>> begin RECORDS PROVIDED

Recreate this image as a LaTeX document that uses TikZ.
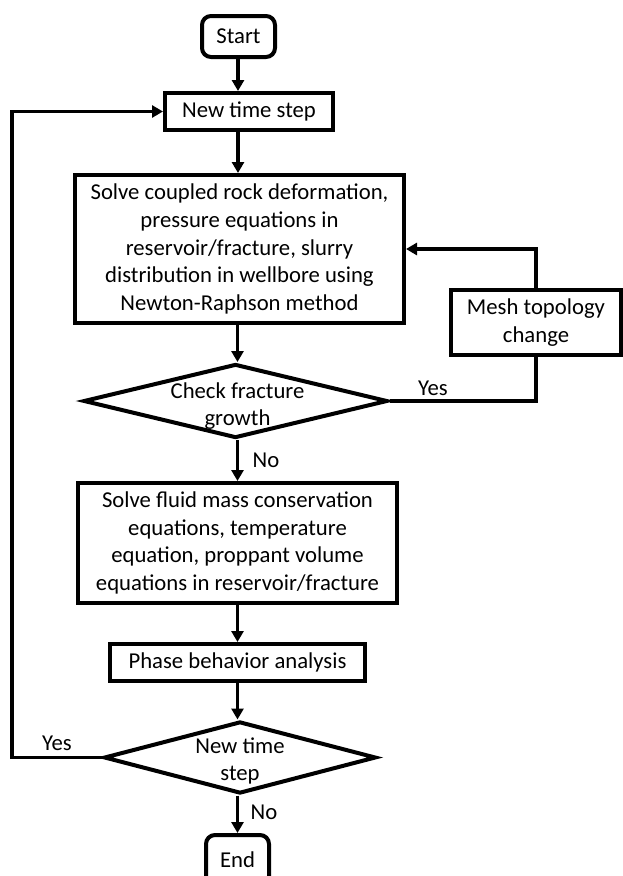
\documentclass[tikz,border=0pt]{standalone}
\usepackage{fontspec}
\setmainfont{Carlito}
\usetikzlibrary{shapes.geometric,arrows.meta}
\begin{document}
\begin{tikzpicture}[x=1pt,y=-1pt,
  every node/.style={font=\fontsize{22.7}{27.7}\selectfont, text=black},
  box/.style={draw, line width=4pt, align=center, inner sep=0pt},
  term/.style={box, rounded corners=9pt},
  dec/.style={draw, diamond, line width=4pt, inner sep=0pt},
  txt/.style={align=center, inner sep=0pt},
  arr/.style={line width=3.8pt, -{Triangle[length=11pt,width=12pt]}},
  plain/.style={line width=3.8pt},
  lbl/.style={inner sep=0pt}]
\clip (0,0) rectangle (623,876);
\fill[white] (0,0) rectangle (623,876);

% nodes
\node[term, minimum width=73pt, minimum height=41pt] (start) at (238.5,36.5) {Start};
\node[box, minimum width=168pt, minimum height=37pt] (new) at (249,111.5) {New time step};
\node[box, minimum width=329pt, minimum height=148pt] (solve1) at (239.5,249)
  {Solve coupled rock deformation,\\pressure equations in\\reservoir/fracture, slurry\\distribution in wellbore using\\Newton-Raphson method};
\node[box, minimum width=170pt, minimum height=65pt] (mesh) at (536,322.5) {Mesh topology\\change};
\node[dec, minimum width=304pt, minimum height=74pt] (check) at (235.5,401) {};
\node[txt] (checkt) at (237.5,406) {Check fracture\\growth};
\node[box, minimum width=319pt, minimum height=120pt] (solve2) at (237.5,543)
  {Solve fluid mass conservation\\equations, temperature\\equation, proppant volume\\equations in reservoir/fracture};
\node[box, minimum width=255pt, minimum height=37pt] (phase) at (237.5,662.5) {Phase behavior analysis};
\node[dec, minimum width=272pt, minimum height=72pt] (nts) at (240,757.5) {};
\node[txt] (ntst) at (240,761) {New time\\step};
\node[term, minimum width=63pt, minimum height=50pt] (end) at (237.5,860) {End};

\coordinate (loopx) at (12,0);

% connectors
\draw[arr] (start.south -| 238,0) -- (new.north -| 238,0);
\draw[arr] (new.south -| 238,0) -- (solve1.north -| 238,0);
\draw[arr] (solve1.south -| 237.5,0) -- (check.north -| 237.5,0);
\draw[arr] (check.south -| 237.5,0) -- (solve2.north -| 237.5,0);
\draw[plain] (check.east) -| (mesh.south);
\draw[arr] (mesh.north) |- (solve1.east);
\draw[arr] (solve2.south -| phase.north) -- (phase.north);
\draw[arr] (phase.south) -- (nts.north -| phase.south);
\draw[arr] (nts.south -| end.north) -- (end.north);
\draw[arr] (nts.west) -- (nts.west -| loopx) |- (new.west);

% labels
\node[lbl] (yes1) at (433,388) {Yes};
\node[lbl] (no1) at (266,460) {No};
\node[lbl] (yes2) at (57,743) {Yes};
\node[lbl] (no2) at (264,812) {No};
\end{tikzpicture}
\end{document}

>> end RECORDS PROVIDED
>> begin RECORDS PROVIDED

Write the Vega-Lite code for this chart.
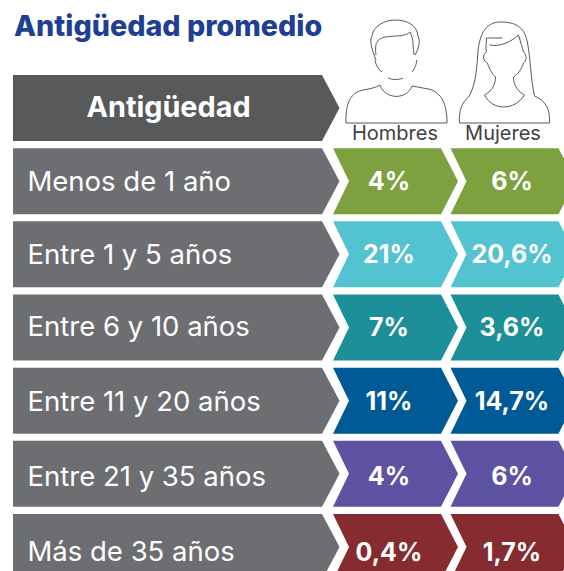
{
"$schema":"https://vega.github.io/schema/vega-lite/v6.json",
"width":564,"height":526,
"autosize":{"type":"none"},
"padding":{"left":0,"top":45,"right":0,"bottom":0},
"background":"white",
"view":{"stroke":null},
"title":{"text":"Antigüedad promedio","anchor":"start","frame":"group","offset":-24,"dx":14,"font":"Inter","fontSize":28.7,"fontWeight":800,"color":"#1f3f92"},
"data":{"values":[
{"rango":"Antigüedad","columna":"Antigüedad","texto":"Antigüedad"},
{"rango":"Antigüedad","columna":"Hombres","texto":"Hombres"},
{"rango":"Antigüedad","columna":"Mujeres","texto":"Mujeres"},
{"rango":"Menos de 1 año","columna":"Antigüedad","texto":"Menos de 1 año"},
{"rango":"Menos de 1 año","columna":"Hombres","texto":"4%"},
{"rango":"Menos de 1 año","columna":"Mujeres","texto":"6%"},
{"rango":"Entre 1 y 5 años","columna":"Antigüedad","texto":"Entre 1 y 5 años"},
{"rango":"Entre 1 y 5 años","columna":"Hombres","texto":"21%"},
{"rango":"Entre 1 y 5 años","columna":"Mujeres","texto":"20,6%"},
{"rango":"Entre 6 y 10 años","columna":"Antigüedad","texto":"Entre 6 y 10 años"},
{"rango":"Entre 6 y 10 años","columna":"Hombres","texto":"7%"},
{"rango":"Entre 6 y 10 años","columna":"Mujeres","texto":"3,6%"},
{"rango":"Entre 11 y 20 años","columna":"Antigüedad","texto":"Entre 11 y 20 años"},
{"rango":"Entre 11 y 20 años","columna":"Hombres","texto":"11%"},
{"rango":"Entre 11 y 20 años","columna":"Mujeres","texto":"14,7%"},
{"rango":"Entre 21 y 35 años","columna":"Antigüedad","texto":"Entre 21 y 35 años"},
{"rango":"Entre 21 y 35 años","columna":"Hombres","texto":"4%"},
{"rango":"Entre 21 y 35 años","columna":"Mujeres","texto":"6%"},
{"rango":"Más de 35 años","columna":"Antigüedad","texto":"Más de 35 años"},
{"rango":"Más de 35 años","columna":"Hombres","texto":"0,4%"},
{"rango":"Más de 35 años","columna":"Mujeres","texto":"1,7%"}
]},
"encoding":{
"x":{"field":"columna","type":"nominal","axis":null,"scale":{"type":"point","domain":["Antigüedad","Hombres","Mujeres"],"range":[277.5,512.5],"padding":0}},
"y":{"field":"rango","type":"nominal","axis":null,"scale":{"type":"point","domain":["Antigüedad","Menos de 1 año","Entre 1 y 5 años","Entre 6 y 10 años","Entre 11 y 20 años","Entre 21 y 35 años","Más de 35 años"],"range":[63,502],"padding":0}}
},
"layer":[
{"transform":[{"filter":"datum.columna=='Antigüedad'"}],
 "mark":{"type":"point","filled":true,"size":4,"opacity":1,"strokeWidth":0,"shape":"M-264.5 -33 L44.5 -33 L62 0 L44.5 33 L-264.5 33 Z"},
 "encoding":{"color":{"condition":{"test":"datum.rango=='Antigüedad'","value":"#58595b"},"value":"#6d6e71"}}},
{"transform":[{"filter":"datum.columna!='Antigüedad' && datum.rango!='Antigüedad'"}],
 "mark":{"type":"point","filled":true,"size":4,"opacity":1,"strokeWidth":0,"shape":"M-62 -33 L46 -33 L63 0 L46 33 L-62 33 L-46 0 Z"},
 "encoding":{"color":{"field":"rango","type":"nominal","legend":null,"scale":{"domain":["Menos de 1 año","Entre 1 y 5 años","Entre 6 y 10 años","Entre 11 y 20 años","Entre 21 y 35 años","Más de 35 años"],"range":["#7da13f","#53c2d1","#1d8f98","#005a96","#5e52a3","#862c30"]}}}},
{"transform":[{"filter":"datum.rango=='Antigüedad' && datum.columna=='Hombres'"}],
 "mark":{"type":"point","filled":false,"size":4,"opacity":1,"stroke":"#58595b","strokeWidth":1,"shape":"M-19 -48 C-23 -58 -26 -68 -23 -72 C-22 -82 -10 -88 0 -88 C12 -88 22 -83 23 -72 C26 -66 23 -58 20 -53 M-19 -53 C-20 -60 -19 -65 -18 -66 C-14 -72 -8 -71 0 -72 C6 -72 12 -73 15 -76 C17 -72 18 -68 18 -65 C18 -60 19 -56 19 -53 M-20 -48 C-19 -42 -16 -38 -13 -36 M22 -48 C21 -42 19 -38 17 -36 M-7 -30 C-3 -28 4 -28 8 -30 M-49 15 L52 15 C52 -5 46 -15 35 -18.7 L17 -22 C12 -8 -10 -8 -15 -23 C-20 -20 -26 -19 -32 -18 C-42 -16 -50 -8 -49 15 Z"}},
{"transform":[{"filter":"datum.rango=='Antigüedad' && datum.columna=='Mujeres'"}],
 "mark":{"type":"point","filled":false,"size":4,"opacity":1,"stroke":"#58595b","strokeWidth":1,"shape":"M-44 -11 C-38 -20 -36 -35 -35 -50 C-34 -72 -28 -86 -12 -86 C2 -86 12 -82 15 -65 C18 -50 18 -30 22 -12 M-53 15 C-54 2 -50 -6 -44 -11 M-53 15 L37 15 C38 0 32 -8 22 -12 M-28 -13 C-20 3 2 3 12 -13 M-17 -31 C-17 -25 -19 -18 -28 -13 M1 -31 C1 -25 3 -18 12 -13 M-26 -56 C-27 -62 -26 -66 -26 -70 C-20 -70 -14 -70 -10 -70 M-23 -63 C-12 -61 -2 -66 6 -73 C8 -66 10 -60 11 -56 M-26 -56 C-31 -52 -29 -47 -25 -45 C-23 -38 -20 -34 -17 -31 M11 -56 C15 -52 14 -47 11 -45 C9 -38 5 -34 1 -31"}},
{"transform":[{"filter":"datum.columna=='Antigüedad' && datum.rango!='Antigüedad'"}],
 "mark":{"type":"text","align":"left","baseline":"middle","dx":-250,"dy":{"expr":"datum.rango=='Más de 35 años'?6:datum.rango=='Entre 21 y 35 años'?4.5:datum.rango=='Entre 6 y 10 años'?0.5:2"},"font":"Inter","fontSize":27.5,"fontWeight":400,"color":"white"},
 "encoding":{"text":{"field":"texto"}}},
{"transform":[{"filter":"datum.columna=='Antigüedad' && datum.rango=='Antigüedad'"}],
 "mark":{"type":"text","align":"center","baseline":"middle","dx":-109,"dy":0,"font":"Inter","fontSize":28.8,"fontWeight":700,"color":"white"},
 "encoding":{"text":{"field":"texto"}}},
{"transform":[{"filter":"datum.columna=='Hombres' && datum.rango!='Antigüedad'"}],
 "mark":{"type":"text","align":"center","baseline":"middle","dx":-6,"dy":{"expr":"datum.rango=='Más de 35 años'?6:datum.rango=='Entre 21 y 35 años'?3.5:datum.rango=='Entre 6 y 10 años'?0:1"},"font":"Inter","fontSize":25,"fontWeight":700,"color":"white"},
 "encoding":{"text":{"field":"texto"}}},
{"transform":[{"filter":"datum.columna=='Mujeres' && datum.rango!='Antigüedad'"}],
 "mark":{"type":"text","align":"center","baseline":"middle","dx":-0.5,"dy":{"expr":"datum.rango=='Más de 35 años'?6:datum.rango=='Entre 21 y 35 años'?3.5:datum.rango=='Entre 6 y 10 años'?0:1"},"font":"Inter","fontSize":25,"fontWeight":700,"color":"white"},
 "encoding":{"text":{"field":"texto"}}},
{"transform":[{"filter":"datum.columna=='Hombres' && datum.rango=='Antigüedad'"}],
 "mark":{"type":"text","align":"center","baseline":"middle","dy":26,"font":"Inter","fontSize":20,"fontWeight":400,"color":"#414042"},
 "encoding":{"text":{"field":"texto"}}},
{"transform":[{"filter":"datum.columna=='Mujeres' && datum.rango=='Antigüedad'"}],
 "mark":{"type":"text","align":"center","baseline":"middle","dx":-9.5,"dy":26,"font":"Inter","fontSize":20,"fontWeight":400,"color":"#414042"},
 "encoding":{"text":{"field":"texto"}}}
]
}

>> end RECORDS PROVIDED

WHAT TO DO: For the material above, give again only the lines starting at the line that contains "Recreate this image" and ending at the line that contains "(loopx) at (12,0);". Pictures do not belong in the copy.

EXERCISE ANSWER:
Recreate this image as a LaTeX document that uses TikZ.
\documentclass[tikz,border=0pt]{standalone}
\usepackage{fontspec}
\setmainfont{Carlito}
\usetikzlibrary{shapes.geometric,arrows.meta}
\begin{document}
\begin{tikzpicture}[x=1pt,y=-1pt,
  every node/.style={font=\fontsize{22.7}{27.7}\selectfont, text=black},
  box/.style={draw, line width=4pt, align=center, inner sep=0pt},
  term/.style={box, rounded corners=9pt},
  dec/.style={draw, diamond, line width=4pt, inner sep=0pt},
  txt/.style={align=center, inner sep=0pt},
  arr/.style={line width=3.8pt, -{Triangle[length=11pt,width=12pt]}},
  plain/.style={line width=3.8pt},
  lbl/.style={inner sep=0pt}]
\clip (0,0) rectangle (623,876);
\fill[white] (0,0) rectangle (623,876);

% nodes
\node[term, minimum width=73pt, minimum height=41pt] (start) at (238.5,36.5) {Start};
\node[box, minimum width=168pt, minimum height=37pt] (new) at (249,111.5) {New time step};
\node[box, minimum width=329pt, minimum height=148pt] (solve1) at (239.5,249)
  {Solve coupled rock deformation,\\pressure equations in\\reservoir/fracture, slurry\\distribution in wellbore using\\Newton-Raphson method};
\node[box, minimum width=170pt, minimum height=65pt] (mesh) at (536,322.5) {Mesh topology\\change};
\node[dec, minimum width=304pt, minimum height=74pt] (check) at (235.5,401) {};
\node[txt] (checkt) at (237.5,406) {Check fracture\\growth};
\node[box, minimum width=319pt, minimum height=120pt] (solve2) at (237.5,543)
  {Solve fluid mass conservation\\equations, temperature\\equation, proppant volume\\equations in reservoir/fracture};
\node[box, minimum width=255pt, minimum height=37pt] (phase) at (237.5,662.5) {Phase behavior analysis};
\node[dec, minimum width=272pt, minimum height=72pt] (nts) at (240,757.5) {};
\node[txt] (ntst) at (240,761) {New time\\step};
\node[term, minimum width=63pt, minimum height=50pt] (end) at (237.5,860) {End};

\coordinate (loopx) at (12,0);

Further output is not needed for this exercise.